We remodeled a 130 year old farmhouse into a 21st century fully-loaded dwelling. And further added contemporary interior design to this Sonoma County home. It was a lesson in understanding capacity and then adding a little more. At one time, the house oversaw a small chicken farming operation with acreage but now is a typical lot in a fabric of single-family homes from the 1900’s to the 1940’s. Only a few blocks from Main Street, the house sits on the edge of a hill that allows views of Sonoma Mountain and the downtown.The goal was to rethink the interior as a modern home without losing the character of the original shell for a blended family of 5, who are not only tech savvy with an eye for design, but also down to earth gardeners who like to preserve and can foods. The program was to open up the living areas to gain a spacious quality, arrange five bedrooms, four and a half bathrooms, a media room and pool room. Originally built in 1897, the Victorian Farmhouse stood at 2500 SF with a root cellar and small distinct rooms. By excavating, creating a livable lower floor, the total area is now at 3500 SF.

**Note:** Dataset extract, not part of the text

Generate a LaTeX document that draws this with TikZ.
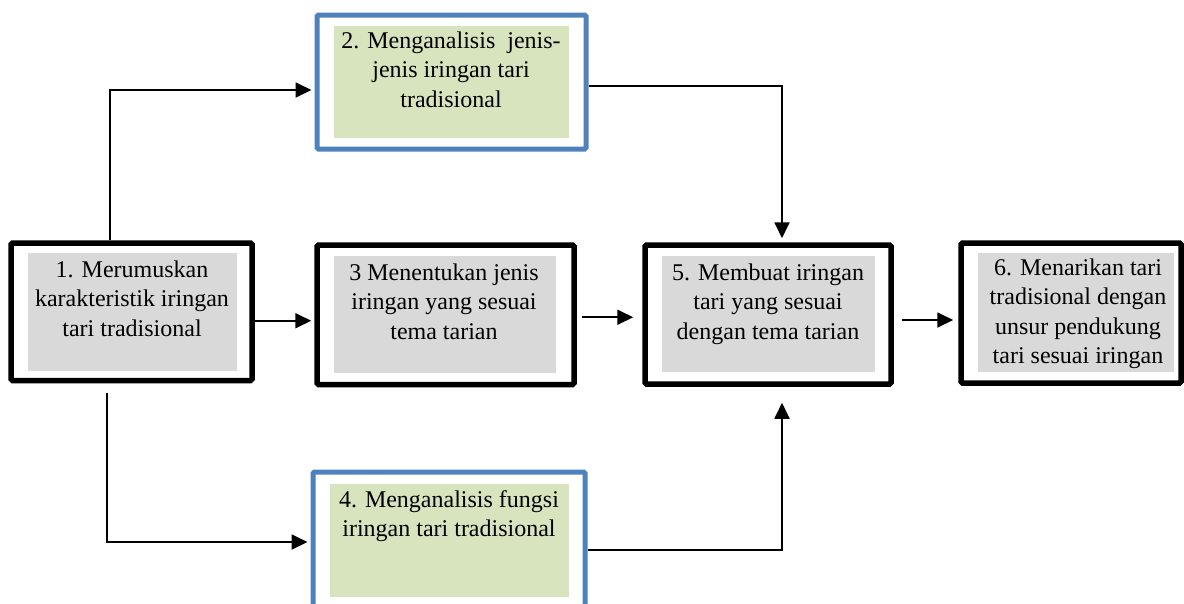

The clients and MAD architects were playing with some key products decided early on, yet explored a myriad of options for implementation. The challenge of an experienced online shopper as client teamed with architects who could reframe the original intent, kept the process fluid, exciting and made the outcome better.
The key feature of the house is the custom steel and walnut 3 story staircase acting as the vertical thread with an open and airy railing enhanced by the skylight and the Poulsen pendant light. The heart of the house is the kitchen/dining space with a large working island, a LaCanche range, and soft blue Heath tile. Custom Douglas Fir cabinets wrap the kitchen to the Living room making it feel like one space. Because the window openings needed to remain per history, the variety of sizes and heights loosened up the rules, creating a playful spirit inside. The architects embraced these conditions using clustered pendants at the dining area and built-ins that responded to the windows in every space.
The interiors are modern with the exception of the Parlor with a painted wood built in library, a tin ceiling and a classic wood wainscot. The home is wired for Nest; the walnut floors have radiant heating; the water filtration is state of the art; the media room is soundproofed for top of the line acoustics and speakers; the pipes and wires running under the floors pushed the old farmhouse to capacity. Walls were out of plumb and the level of correction was an ongoing debate.
What is seen on the exterior is a quiet restoration with a traditional front garden of roses and the original palm tree. The bright green door (which is the original) gives a hint that things might be a little different on the inside.